Print the listing from its top line through the line containing "plt.rcParams['font.family'] = ['Liberation", nothing more, and leave out the pictures.

== == ==

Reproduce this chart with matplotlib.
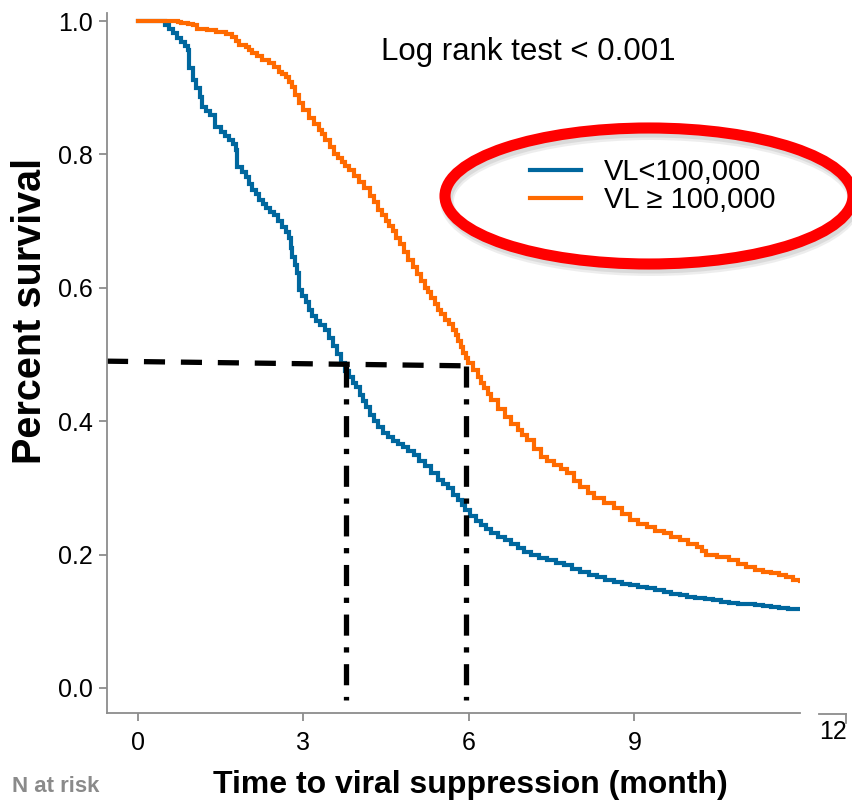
import matplotlib
matplotlib.use("Agg")
import matplotlib.pyplot as plt
from matplotlib.patches import Ellipse
from matplotlib.lines import Line2D

plt.rcParams['font.family'] = ['Liberation Sans', 'DejaVu Sans']

# ---- data: (month, survival) ----
blue_curve = [
    (0.00, 1.000), (0.43, 1.000), (0.50, 0.994), (0.56, 0.988), (0.63, 0.982), (0.71, 0.975),
    (0.79, 0.969), (0.85, 0.963), (0.90, 0.957), (0.92, 0.930), (0.99, 0.912), (1.05, 0.900),
    (1.12, 0.886), (1.17, 0.871), (1.24, 0.865), (1.30, 0.859), (1.39, 0.841), (1.51, 0.834),
    (1.58, 0.828), (1.66, 0.822), (1.72, 0.815), (1.78, 0.807), (1.80, 0.781), (1.88, 0.773),
    (1.96, 0.766), (2.02, 0.756), (2.07, 0.747), (2.14, 0.740), (2.20, 0.732), (2.26, 0.726),
    (2.32, 0.720), (2.40, 0.714), (2.47, 0.709), (2.54, 0.700), (2.61, 0.691), (2.68, 0.683),
    (2.74, 0.675), (2.77, 0.660), (2.79, 0.646), (2.84, 0.634), (2.88, 0.622), (2.92, 0.597),
    (2.98, 0.588), (3.04, 0.578), (3.10, 0.566), (3.16, 0.558), (3.22, 0.550), (3.30, 0.544),
    (3.40, 0.537), (3.47, 0.524), (3.53, 0.512), (3.60, 0.500), (3.69, 0.487), (3.76, 0.476),
    (3.82, 0.466), (3.89, 0.458), (3.95, 0.451), (4.02, 0.440), (4.08, 0.430), (4.13, 0.421),
    (4.20, 0.410), (4.28, 0.400), (4.36, 0.391), (4.45, 0.383), (4.54, 0.376), (4.62, 0.370),
    (4.72, 0.366), (4.81, 0.361), (4.90, 0.355), (5.00, 0.350), (5.10, 0.341), (5.20, 0.333),
    (5.32, 0.322), (5.44, 0.312), (5.53, 0.306), (5.62, 0.300), (5.71, 0.290), (5.80, 0.282),
    (5.87, 0.275), (5.93, 0.267), (6.02, 0.258), (6.12, 0.250), (6.22, 0.244), (6.30, 0.238),
    (6.40, 0.232), (6.52, 0.227), (6.65, 0.222), (6.76, 0.216), (6.88, 0.210), (7.00, 0.204),
    (7.12, 0.199), (7.27, 0.195), (7.42, 0.192), (7.57, 0.188), (7.73, 0.184), (7.87, 0.179),
    (8.02, 0.174), (8.17, 0.170), (8.32, 0.166), (8.47, 0.162), (8.63, 0.159), (8.77, 0.156),
    (8.92, 0.154), (9.07, 0.152), (9.23, 0.150), (9.38, 0.147), (9.53, 0.144), (9.67, 0.141),
    (9.82, 0.139), (9.96, 0.137), (10.10, 0.135), (10.27, 0.133), (10.43, 0.132), (10.57, 0.129),
    (10.72, 0.127), (10.88, 0.126), (11.03, 0.126), (11.18, 0.124), (11.33, 0.123), (11.47, 0.121),
    (11.62, 0.120), (11.78, 0.119), (11.93, 0.118), (12.00, 0.118),
]

orange_curve = [
    (0.00, 1.000), (0.63, 1.000), (0.72, 0.999), (0.79, 0.997), (0.90, 0.996), (0.99, 0.994),
    (1.08, 0.988), (1.25, 0.986), (1.42, 0.984), (1.52, 0.983), (1.60, 0.981), (1.71, 0.976),
    (1.78, 0.970), (1.84, 0.964), (1.96, 0.961), (2.02, 0.957), (2.07, 0.952), (2.16, 0.947),
    (2.25, 0.942), (2.38, 0.937), (2.47, 0.931), (2.56, 0.924), (2.62, 0.920), (2.68, 0.916),
    (2.74, 0.909), (2.79, 0.901), (2.85, 0.889), (2.92, 0.877), (3.00, 0.866), (3.10, 0.855),
    (3.19, 0.846), (3.28, 0.837), (3.34, 0.830), (3.40, 0.822), (3.48, 0.811), (3.55, 0.800),
    (3.62, 0.795), (3.70, 0.789), (3.76, 0.783), (3.82, 0.777), (3.91, 0.768), (4.00, 0.759),
    (4.10, 0.749), (4.20, 0.738), (4.28, 0.728), (4.36, 0.717), (4.43, 0.709), (4.50, 0.700),
    (4.56, 0.693), (4.62, 0.685), (4.68, 0.675), (4.75, 0.665), (4.83, 0.653), (4.90, 0.642),
    (4.98, 0.631), (5.05, 0.620), (5.13, 0.610), (5.20, 0.600), (5.26, 0.593), (5.32, 0.585),
    (5.38, 0.576), (5.44, 0.567), (5.50, 0.560), (5.57, 0.552), (5.64, 0.545), (5.71, 0.537),
    (5.76, 0.529), (5.80, 0.520), (5.85, 0.511), (5.89, 0.502), (5.94, 0.494), (5.98, 0.487),
    (6.07, 0.477), (6.16, 0.466), (6.22, 0.458), (6.28, 0.450), (6.34, 0.441), (6.40, 0.432),
    (6.52, 0.419), (6.65, 0.406), (6.77, 0.396), (6.88, 0.387), (6.97, 0.380), (7.06, 0.372),
    (7.18, 0.359), (7.30, 0.346), (7.42, 0.340), (7.55, 0.334), (7.66, 0.328), (7.78, 0.322),
    (7.90, 0.311), (8.02, 0.301), (8.15, 0.293), (8.27, 0.285), (8.45, 0.277), (8.63, 0.270),
    (8.78, 0.261), (8.92, 0.252), (9.07, 0.246), (9.23, 0.241), (9.38, 0.236), (9.53, 0.232),
    (9.67, 0.227), (9.82, 0.222), (9.97, 0.216), (10.13, 0.211), (10.22, 0.205), (10.30, 0.199),
    (10.50, 0.196), (10.72, 0.192), (10.88, 0.186), (11.03, 0.181), (11.18, 0.177), (11.33, 0.174),
    (11.47, 0.172), (11.62, 0.169), (11.75, 0.166), (11.87, 0.162), (12.00, 0.160),
]

labels = ["VL<100,000", "VL \u2265 100,000"]
x_ticks = [0, 3, 6, 9]
y_ticks = [0.0, 0.2, 0.4, 0.6, 0.8, 1.0]
median_y = [0.490, 0.483]      # horizontal guide (left end, right end)
median_x = [3.78, 5.95]        # median times of the two groups

W, H = 853, 807
fig = plt.figure(figsize=(W / 100, H / 100), dpi=100)
ax = fig.add_axes([107 / W, 1 - 713 / H, 693 / W, 700 / H])
ax.set_xlim(-0.56, 12.0)
ax.set_ylim(-0.0375, 1.012)

blue = '#00679e'
orange = '#ff6a00'
bt, bs = zip(*blue_curve)
ot, os_ = zip(*orange_curve)
ax.plot(bt, bs, drawstyle='steps-post', color=blue, lw=3.0, label=labels[0],
        solid_joinstyle='miter')
ax.plot(ot, os_, drawstyle='steps-post', color=orange, lw=3.0, label=labels[1],
        solid_joinstyle='miter')

# median guide lines
ax.plot([-0.56, median_x[1]], median_y, color='black', lw=3.8,
        dashes=(4.0, 3.0), dash_capstyle='butt', clip_on=False)
for mx in median_x:
    ax.plot([mx, mx], [median_y[1], -0.018], color='black', lw=3.8,
            dashes=(4.0, 2.2, 1.0, 2.2), dash_capstyle='butt', clip_on=False)

for side in ['top', 'right']:
    ax.spines[side].set_visible(False)
for side in ['left', 'bottom']:
    ax.spines[side].set_color('#8c8c8c')
    ax.spines[side].set_linewidth(1.3)
ax.set_xticks(x_ticks)
ax.set_xticklabels([str(v) for v in x_ticks])
ax.set_yticks(y_ticks)
ax.set_yticklabels([f"{v:.1f}" for v in y_ticks])
ax.tick_params(axis='both', colors='#8c8c8c', labelcolor='black', labelsize=18,
               length=6, width=1.3, direction='out')
ax.tick_params(axis='x', pad=7)
ax.tick_params(axis='y', pad=4)

# detached "12" tick segment
fig.add_artist(Line2D([819 / W, 846 / W], [1 - 714 / H, 1 - 714 / H], color='#8c8c8c', lw=1.3))
fig.add_artist(Line2D([846 / W, 846 / W], [1 - 714 / H, 1 - 723 / H], color='#8c8c8c', lw=1.3))
fig.text(833 / W, 1 - 732 / H, "12", ha='center', va='center', fontsize=18)

fig.text(30 / W, 1 - 311 / H, "Percent survival", rotation=90, ha='center', va='center',
         fontsize=28.5, fontweight='bold')
fig.text(470 / W, 1 - 785 / H, "Time to viral suppression (month)", ha='center', va='center',
         fontsize=23, fontweight='bold')
fig.text(56 / W, 1 - 787 / H, "N at risk", ha='center', va='center', fontsize=16,
         fontweight='bold', color='#8a8a8a')
fig.text(528 / W, 1 - 52 / H, "Log rank test < 0.001", ha='center', va='center', fontsize=22.5)

leg = ax.legend(loc='upper left', bbox_to_anchor=(530 / W, 1 - 158 / H),
                bbox_transform=fig.transFigure, frameon=False, fontsize=21,
                handlelength=1.75, handletextpad=0.78, labelspacing=0.0, borderpad=0,
                borderaxespad=0)

# red ellipse with soft shadow
for dx, dy, a, lw in [(2, -5, 0.10, 14), (2, -4, 0.12, 11)]:
    fig.add_artist(Ellipse(((649 + dx) / W, 1 - (196 - dy) / H), 408 / W, 136 / H,
                           fill=False, edgecolor='#555555', alpha=a, lw=lw * 0.72))
fig.add_artist(Ellipse((649 / W, 1 - 196 / H), 408 / W, 136 / H, fill=False,
                       edgecolor='#ff0000', lw=8.0))

fig.savefig('out.png', dpi=100)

== == ==

- [ANSWER TO THE PROBLEM]:
Reproduce this chart with matplotlib.
import matplotlib
matplotlib.use("Agg")
import matplotlib.pyplot as plt
from matplotlib.patches import Ellipse
from matplotlib.lines import Line2D

plt.rcParams['font.family'] = ['Liberation Sans', 'DejaVu Sans']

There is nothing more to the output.